At school, he was a rebel, who believed that students should have input into the way schools were run, not teachers.
He was called gay by his classmates, although he had girlfriends at the time.
It was also there that Tatchell began his political activity, where he supported Australia’s Aboriginal people.
In 1971, Tatchell moved to London to avoid conscription into the Australian Army.
He became a leading member of the Gay Liberation Front movement.
He organised the first ever Gay Pride Parade in 1972, protesting for the acceptance of homosexuality and against police violence.
In the early 1980s, he made a move into the political mainstream and stood as a Labour candidate in the Bermondsey by-election.
What awaited him was not change, but vilification and a notoriously homophobic smear campaign.
He received constant death threats and needed police protection.
“Two bullets were sent to me, and I had three attempts to run me down in a car,” he said in an interview at the time.
His Liberal rival who won the election, Simon Hughes, even claimed that the election was “a straight choice” between Labour and Liberal.
Tatchell said at the time: “The great tragedy of this election is that prejudice and bigotry triumphed over tolerance and compassion, and that smears and lies triumphed over truth and reason.”
Hughes came out as bisexual in 2006 and apologised for the abusiveness of his campaign.
When asked by actor Sir Ian McKellen in the documentary: “Do you think it was better on the whole you didn’t get elected as an MP?” Tatchell said: “A social movement outside of parliament is often the real vehicle and mode of change.
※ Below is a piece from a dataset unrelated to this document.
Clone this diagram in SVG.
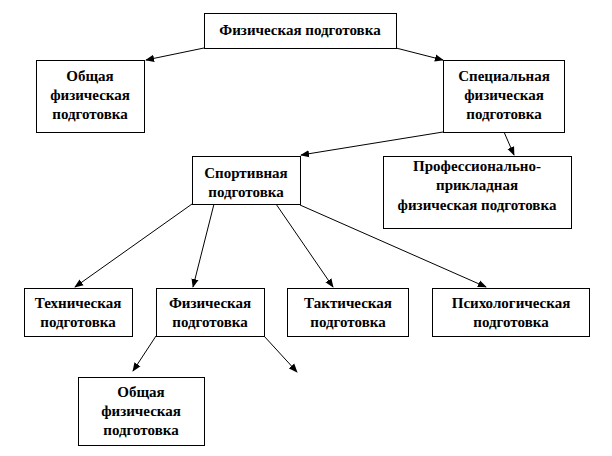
<svg xmlns="http://www.w3.org/2000/svg" width="612" height="456" viewBox="0 0 612 456">
<style>
.box{fill:#fff;stroke:#000;stroke-width:1}
.t{font-family:'Liberation Serif','DejaVu Serif',serif;font-size:15px;font-weight:bold;text-anchor:middle;fill:#000}
.c{stroke:#000;stroke-width:1;fill:none;marker-end:url(#ah)}
</style>
<defs>
<marker id="ah" viewBox="0 0 10 10" refX="9" refY="5" markerWidth="9" markerHeight="9" markerUnits="userSpaceOnUse" orient="auto">
<path d="M0,1 L10,5 L0,9 Z" fill="#000"/>
</marker>
</defs>
<rect width="612" height="456" fill="#fff"/>
<g id="connectors">
<line class="c" x1="204" y1="48" x2="146" y2="60"/>
<line class="c" x1="396" y1="48" x2="443" y2="60"/>
<line class="c" x1="443" y1="132" x2="301" y2="155"/>
<line class="c" x1="504" y1="132" x2="514" y2="155"/>
<line class="c" x1="192" y1="204" x2="75" y2="287"/>
<line class="c" x1="214" y1="204" x2="193" y2="287"/>
<line class="c" x1="276" y1="204" x2="333" y2="287"/>
<line class="c" x1="300" y1="205" x2="486" y2="287"/>
<line class="c" x1="156" y1="336" x2="133" y2="371"/>
<line class="c" x1="264" y1="336" x2="297" y2="372"/>
</g>
<g id="n-fiz">
<rect class="box" x="204.5" y="13.5" width="192" height="35"/>
<text class="t" x="300" y="35">Физическая подготовка</text>
</g>
<g id="n-obsh">
<rect class="box" x="36.5" y="60.5" width="108" height="72"/>
<text class="t" x="90" y="81">Общая</text>
<text class="t" x="90" y="100">физическая</text>
<text class="t" x="90" y="119">подготовка</text>
</g>
<g id="n-spec">
<rect class="box" x="443.5" y="60.5" width="121" height="72"/>
<text class="t" x="504" y="81">Специальная</text>
<text class="t" x="504" y="100">физическая</text>
<text class="t" x="504" y="119">подготовка</text>
</g>
<g id="n-sport">
<rect class="box" x="192.5" y="156.5" width="108" height="48"/>
<text class="t" x="246" y="178">Спортивная</text>
<text class="t" x="246" y="197">подготовка</text>
</g>
<g id="n-prof">
<rect class="box" x="383.5" y="156.5" width="188" height="72"/>
<text class="t" x="477" y="171">Профессионально-</text>
<text class="t" x="477" y="190">прикладная</text>
<text class="t" x="477" y="210">физическая подготовка</text>
</g>
<g id="n-tech">
<rect class="box" x="24.5" y="288.5" width="108" height="48"/>
<text class="t" x="78" y="308">Техническая</text>
<text class="t" x="78" y="327">подготовка</text>
</g>
<g id="n-fiz2">
<rect class="box" x="156.5" y="288.5" width="108" height="48"/>
<text class="t" x="210" y="308">Физическая</text>
<text class="t" x="210" y="327">подготовка</text>
</g>
<g id="n-takt">
<rect class="box" x="287.5" y="288.5" width="121" height="48"/>
<text class="t" x="348" y="308">Тактическая</text>
<text class="t" x="348" y="327">подготовка</text>
</g>
<g id="n-psih">
<rect class="box" x="432.5" y="288.5" width="157" height="48"/>
<text class="t" x="511" y="308">Психологическая</text>
<text class="t" x="511" y="327">подготовка</text>
</g>
<g id="n-obsh2">
<rect class="box" x="78.5" y="377.5" width="126" height="68"/>
<text class="t" x="141" y="397">Общая</text>
<text class="t" x="141" y="416">физическая</text>
<text class="t" x="141" y="435">подготовка</text>
</g>
</svg>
Grassroots movements have been the originators of social change, which parliamentarians have later put into practice.”
Against the backdrop of AIDS deaths, referred to as the “gay plague” at the time and under the “heterosexist normative sexual morality” emphasised by then-Prime Minister Thatcher, Tatchell participated in gay rights campaigns over issues such as Section 28 – the law which forbade teaching in schools that homosexuality was normal.
Stephan Fry, one of the commentators in the documentary said that “any espousal or promotion of gay life, any normalising of the gay existence, [was] prohibited” under the new law.
Perhaps as an unintended consequence of Section 28, gay men and women stood in solidarity together, creating the OutRage! Movement.
Peter also diverted his energies into the radical non-violent gay rights direct action group, aiming for a fundamental transformation of British society.
In the documentary, Tatchell said: “Like every successful social movement in history, we also believed there was a role for direct action and non-violent civil disobedience.”
They pulled publicity stunts and used theatrical forms of protest, taking the fight for equality to the very pillars of the British establishment.
They confronted everyone from Mrs Thatcher to the Archbishop of Canterbury.
With their efforts, public opinion began to shift in favour of LGBT+ equality in the 1990s.
In 1998, Peter and demonstrators scaled the pulpit of Canterbury Cathedral with signs, and he gave a short speech as the Archbishop was giving a televised sermon around the world.
Tatchell was unapologetic in court and said there was a moral obligation to stand up against human rights abuses, but some critics said his tactics were “outrageous.”
The judge fined him the trivial sum of £18.60 – 1860 was the year of the statute used to convict him.
He said in the documentary: “This charge of counterproductive tactics has always been used against every rising social movement.
“It was used against the Suffragettes in Britain, against the black civil rights movement in the US. ”
Defiant, he set another challenge for himself by attempting a citizen’s arrest on Zimbabwean tyrant Robert Mugabe in 1999.
Tatchell protested at the 2014 Winter Olympics in Sochi over the gay rights stance of Russia, comparing the event to the 1936 Olympics in Berlin.
Tatchell was also arrested at the Moscow Pride parade in 2011 amid a spate of anti-gay violence by neo-Nazis.
Gradually, Tatchell has became a “national treasure”.
Looking back over his life, Peter feels “satisfaction.” He said: “We’ve shown that you don’t have to accept the way things are. I love other people. I love freedom, equality, and justice, and that’s what drives me forward.”
Fry added: “History will judge Peter Tatchell as one of the most interesting, brave, passionate and effective campaigners.”
Even the former Archbishop of Canterbury, George Carey, who Tatchell claimed was opposed to legal equality for lesbian and gay people, has praised the campaigner.
Towards the end of the documentary, Carey said: “Here is a man with deep conviction. He’s rocked the boat, and there is a sense in which there is a parallel to Jesus Christ.
“Where some of us might still question his tactics, no one can actually doubt that he is on the right side of history.”